## GIVEN REQUEST
Print the lines of the listing below verbatim from its first line through the line bearing "XAxis, YAxis, Legend". Any pictures are to be omitted.

┌──

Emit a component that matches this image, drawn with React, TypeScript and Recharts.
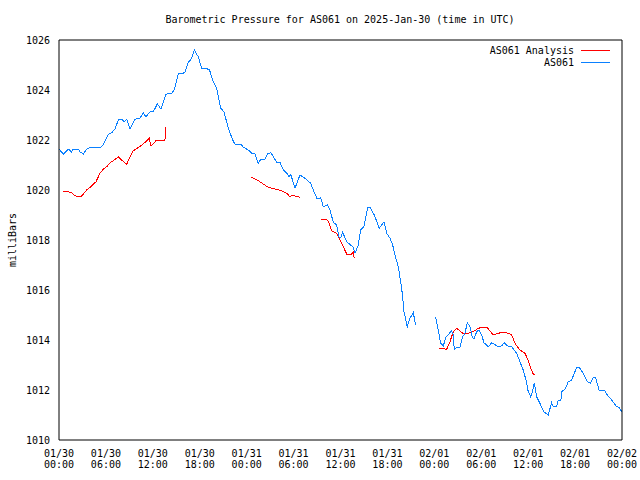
import { LineChart, Line, XAxis, YAxis, Legend } from 'recharts'

// hours since 01/30 00:00 UTC, null = gap in the record
const analysisHours = [
  0.47, 1.19, 1.62, 2.05, 2.47, 2.81, 3.11, 3.54, 4.18, 4.73, 5.24, 5.66, 6.1, 6.52, 7.07, 7.58,
  8.15, 8.66, 9.08, 9.5, 10.01, 10.58, 11.21, 11.55, 11.76, 12.49, 13.55, 13.68, 14,
  24.55, 25.19, 25.7, 26.13, 26.64, 27.2, 27.84, 28.48, 29.12, 29.54, 29.89, 30.31, 30.82, 31.5,
  33.5, 34.14, 34.44, 34.87, 35.51, 35.93, 36.36, 36.79, 37.43, 37.63, 37.76, 39,
  48.63, 49.58, 50.0, 50.42, 50.86, 51.62, 52.34, 52.98, 53.62, 54.26, 54.69, 55.12, 55.54,
  56.18, 56.82, 57.46, 57.89, 58.31, 58.95, 59.59, 59.89, 60.32, 60.65, 60.87,
]
const analysisMb = [
  1019.96, 1019.93, 1019.89, 1019.77, 1019.73, 1019.73, 1019.84, 1020.0, 1020.16, 1020.33,
  1020.67, 1020.83, 1020.93, 1021.09, 1021.2, 1021.33, 1021.16, 1021.03, 1021.33, 1021.57,
  1021.67, 1021.8, 1021.96, 1022.07, 1021.76, 1022.0, 1022.0, 1022.53, null,
  1020.51, 1020.43, 1020.33, 1020.24, 1020.13, 1020.07, 1020.03, 1019.96, 1019.87, 1019.73,
  1019.8, 1019.74, 1019.71, null,
  1018.83, 1018.83, 1018.76, 1018.37, 1018.27, 1018.0, 1017.73, 1017.44, 1017.44, 1017.51, 1017.27, null,
  1013.67, 1013.63, 1013.93, 1014.33, 1014.47, 1014.27, 1014.27, 1014.33, 1014.47, 1014.51,
  1014.51, 1014.37, 1014.2, 1014.27, 1014.31, 1014.27, 1014.2, 1013.87, 1013.6, 1013.47,
  1013.27, 1012.87, 1012.64, 1012.64,
]

const stationHours = [
  0, 0.55, 1.19, 1.62, 1.83, 2.47, 2.69, 3.11, 3.54, 4.18, 5.03, 5.24, 5.66, 6.3, 6.74, 7.16,
  7.58, 8.02, 8.31, 8.66, 9.08, 9.72, 10.36, 10.78, 11.09, 11.64, 12.06, 12.57, 13.04, 13.68,
  14.41, 14.74, 15.26, 15.9, 16.15, 16.46, 16.97, 17.3, 17.81, 18.25, 19.22, 19.73, 20.17,
  20.68, 21.1, 21.65, 22.21, 22.51, 23.27, 23.57, 24.21, 24.64, 25.06, 25.49, 25.79, 26.34,
  26.64, 27.11, 27.84, 28.26, 28.61, 29.12, 29.45, 29.63, 30.18, 30.82, 31.46, 32.19, 32.61,
  33.03, 33.47, 33.8, 34.31, 34.65, 35.08, 35.51, 35.81, 36.06, 36.28, 36.79, 37.63, 37.85,
  38.27, 38.58, 39.0, 39.48, 39.77, 40.32, 40.96, 41.56, 41.91, 42.33, 42.67, 42.97, 43.39,
  43.82, 43.93, 44.12, 44.54, 44.88, 45.31, 45.61, 46.5,
  48.17, 48.5, 48.81, 49.14, 49.49, 50.22, 50.42, 50.55, 50.86, 51.28, 51.62, 51.92, 52.21,
  52.56, 52.85, 53.07, 53.41, 53.71, 54.05, 54.35, 54.9, 55.33, 56.18, 56.61, 56.95, 57.33,
  57.89, 58.53, 58.95, 59.37, 59.72, 60.01, 60.32, 60.58, 60.78, 61.09, 61.6, 62.02, 62.57,
  63.0, 63.21, 63.64, 63.85, 64.19, 64.28, 64.71, 65.13, 65.56, 66.2, 66.53, 67.05, 67.56,
  67.99, 68.25, 68.63, 69.05, 69.82, 70.11, 70.68, 71.32, 71.65, 71.96,
]
const stationMb = [
  1021.64, 1021.44, 1021.64, 1021.52, 1021.64, 1021.64, 1021.52, 1021.44, 1021.64, 1021.72,
  1021.72, 1021.68, 1021.8, 1022.23, 1022.29, 1022.44, 1022.8, 1022.83, 1022.73, 1022.83,
  1022.44, 1022.83, 1022.87, 1023.09, 1022.93, 1023.12, 1023.13, 1023.44, 1023.24, 1023.83,
  1023.87, 1024.0, 1024.64, 1024.67, 1024.73, 1025.07, 1025.27, 1025.6, 1025.33, 1024.87,
  1024.83, 1024.33, 1024.07, 1023.27, 1023.13, 1022.47, 1022.0, 1021.83, 1021.83, 1021.71,
  1021.6, 1021.47, 1021.44, 1021.07, 1021.23, 1021.23, 1021.44, 1021.49, 1021.11, 1021.11,
  1020.84, 1020.67, 1020.53, 1020.63, 1020.07, 1020.6, 1020.47, 1020.27, 1019.93, 1019.64,
  1019.69, 1019.33, 1019.4, 1019.2, 1018.71, 1018.6, 1018.11, 1018.11, 1018.31, 1017.93,
  1017.71, 1017.47, 1017.8, 1018.4, 1018.53, 1019.31, 1019.31, 1019.0, 1018.47, 1018.72,
  1018.27, 1018.07, 1017.8, 1017.4, 1016.93, 1016.07, 1015.76, 1015.13, 1014.53, 1014.87,
  1015.09, 1014.6, null,
  1014.91, 1014.4, 1013.87, 1013.76, 1014.11, 1014.37, 1014.2, 1013.6, 1013.71, 1013.71,
  1014.13, 1014.27, 1014.69, 1014.53, 1014.13, 1014.03, 1014.33, 1014.4, 1014.2, 1013.89,
  1013.73, 1013.89, 1013.73, 1013.77, 1013.89, 1013.77, 1013.73, 1013.47, 1013.13, 1012.8,
  1012.4, 1011.93, 1011.73, 1011.97, 1012.29, 1011.73, 1011.4, 1011.13, 1011.0, 1011.49,
  1011.33, 1011.36, 1011.6, 1011.6, 1011.93, 1012.03, 1012.33, 1012.4, 1012.91, 1012.91,
  1012.67, 1012.33, 1012.27, 1012.47, 1012.51, 1012.0, 1011.97, 1011.8, 1011.6, 1011.33,
  1011.31, 1011.13,
]

const majorHours = [0, 6, 12, 18, 24, 30, 36, 42, 48, 54, 60, 66, 72]
const minorHours = [
  2, 4, 8, 10, 14, 16, 20, 22, 26, 28, 32, 34, 38, 40, 44, 46, 50, 52, 56, 58, 62, 64, 68, 70,
]
const tickDates = ['01/30', '01/30', '01/30', '01/30', '01/31', '01/31', '01/31', '01/31', '02/01', '02/01', '02/01', '02/01', '02/02']
const tickTimes = ['00:00', '06:00', '12:00', '18:00', '00:00', '06:00', '12:00', '18:00', '00:00', '06:00', '12:00', '18:00', '00:00']
const pressureTicks = [1010, 1012, 1014, 1016, 1018, 1020, 1022, 1024, 1026]
const seriesOrder = ['AS061 Analysis', 'AS061']

const FONT = "'DejaVu Sans Mono', monospace"
const RED = '#ff0000'
const BLUE = '#0a80ff'

const rows = (hours: number[], mb: (number | null)[]) => hours.map((t, i) => ({ t, v: mb[i] }))
const analysisData = rows(analysisHours, analysisMb)
const stationData = rows(stationHours, stationMb)

function TimeTick({ x, y, payload }: any) {
  const i = majorHours.indexOf(payload.value)
  return (
    <text x={x} y={y} textAnchor="middle" fontFamily={FONT} fontSize={10} fill="#000">
      <tspan x={x} dy={17}>{tickDates[i]}</tspan>
      <tspan x={x} dy={11}>{tickTimes[i]}</tspan>
    </text>
  )
}

function renderLegend({ payload }: any) {
  const items = [...(payload || [])].sort(
    (a: any, b: any) => seriesOrder.indexOf(a.value) - seriesOrder.indexOf(b.value),
  )
  return (
    <svg width={150} height={30}>
      {items.map((p: any, i: number) => (
        <g key={p.value}>
          <text x={104} y={14 + i * 12} textAnchor="end" fontFamily={FONT} fontSize={10} fill="#000">
            {p.value}
          </text>
          <line x1={111} x2={140} y1={10.5 + i * 12} y2={10.5 + i * 12} stroke={p.color} strokeWidth={1} />
        </g>
      ))}
    </svg>
  )
}

const tl = { stroke: '#000' }
const crisp = { shapeRendering: 'crispEdges' as const }

export default function App() {
  return (
    <div style={{ position: 'absolute', left: 0, top: 0, width: 640, height: 480, background: '#fff' }}>
      <LineChart width={640} height={480} margin={{ top: 40, right: 18, bottom: 0, left: 0 }}>
        <XAxis xAxisId="b" type="number" dataKey="t" domain={[0, 72]} allowDataOverflow ticks={majorHours}
          height={40} tickSize={0} tickMargin={0} tickLine={false} axisLine={tl} tick={<TimeTick />} />
        <XAxis xAxisId="bMaj" type="number" domain={[0, 72]} allowDataOverflow ticks={majorHours}
          mirror height={1} tick={false} tickSize={6} tickLine={tl} axisLine={false} />
        <XAxis xAxisId="bMin" type="number" domain={[0, 72]} allowDataOverflow ticks={minorHours}
          mirror height={1} tick={false} tickSize={3} tickLine={tl} axisLine={false} />
        <XAxis xAxisId="tMaj" orientation="top" type="number" domain={[0, 72]} allowDataOverflow ticks={majorHours}
          mirror height={1} tick={false} tickSize={6} tickLine={tl} axisLine={tl} />
        <XAxis xAxisId="tMin" orientation="top" type="number" domain={[0, 72]} allowDataOverflow ticks={minorHours}
          mirror height={1} tick={false} tickSize={3} tickLine={tl} axisLine={false} />
        <YAxis yAxisId="l" type="number" domain={[1010, 1026]} allowDataOverflow ticks={pressureTicks}
          width={59} tickSize={0} tickMargin={9} tickLine={false} axisLine={tl}
          tick={{ fontFamily: FONT, fontSize: 10, fill: '#000' }} />
        <YAxis yAxisId="lMaj" type="number" domain={[1010, 1026]} allowDataOverflow ticks={pressureTicks}
          mirror width={1} tick={false} tickSize={6} tickLine={tl} axisLine={false} />
        <YAxis yAxisId="rMaj" orientation="right" type="number" domain={[1010, 1026]} allowDataOverflow ticks={pressureTicks}
          mirror width={1} tick={false} tickSize={6} tickLine={tl} axisLine={tl} />
        <Legend layout="vertical" align="center" verticalAlign="middle" content={renderLegend}
          wrapperStyle={{ top: 40, left: 470, width: 150, height: 30 }} />
        <Line xAxisId="b" yAxisId="l" data={analysisData} dataKey="v" name="AS061 Analysis" type="linear"
          stroke={RED} strokeWidth={1} dot={false} activeDot={false} isAnimationActive={false} style={crisp} />
        <Line xAxisId="b" yAxisId="l" data={stationData} dataKey="v" name="AS061" type="linear"
          stroke={BLUE} strokeWidth={1} dot={false} activeDot={false} isAnimationActive={false} style={crisp} />
      </LineChart>
      <svg width={640} height={480} style={{ position: 'absolute', left: 0, top: 0, pointerEvents: 'none' }}>
        <text x={340} y={23} textAnchor="middle" fontFamily={FONT} fontSize={10} fill="#000">
          Barometric Pressure for AS061 on 2025-Jan-30 (time in UTC)
        </text>
        <text x={16} y={240} textAnchor="middle" transform="rotate(-90 16 240)" fontFamily={FONT} fontSize={10} fill="#000">
          milliBars
        </text>
      </svg>
    </div>
  )
}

└──

## OUTPUT FOR THIS EXERCISE
Emit a component that matches this image, drawn with React, TypeScript and Recharts.
import { LineChart, Line, XAxis, YAxis, Legend } from 'recharts'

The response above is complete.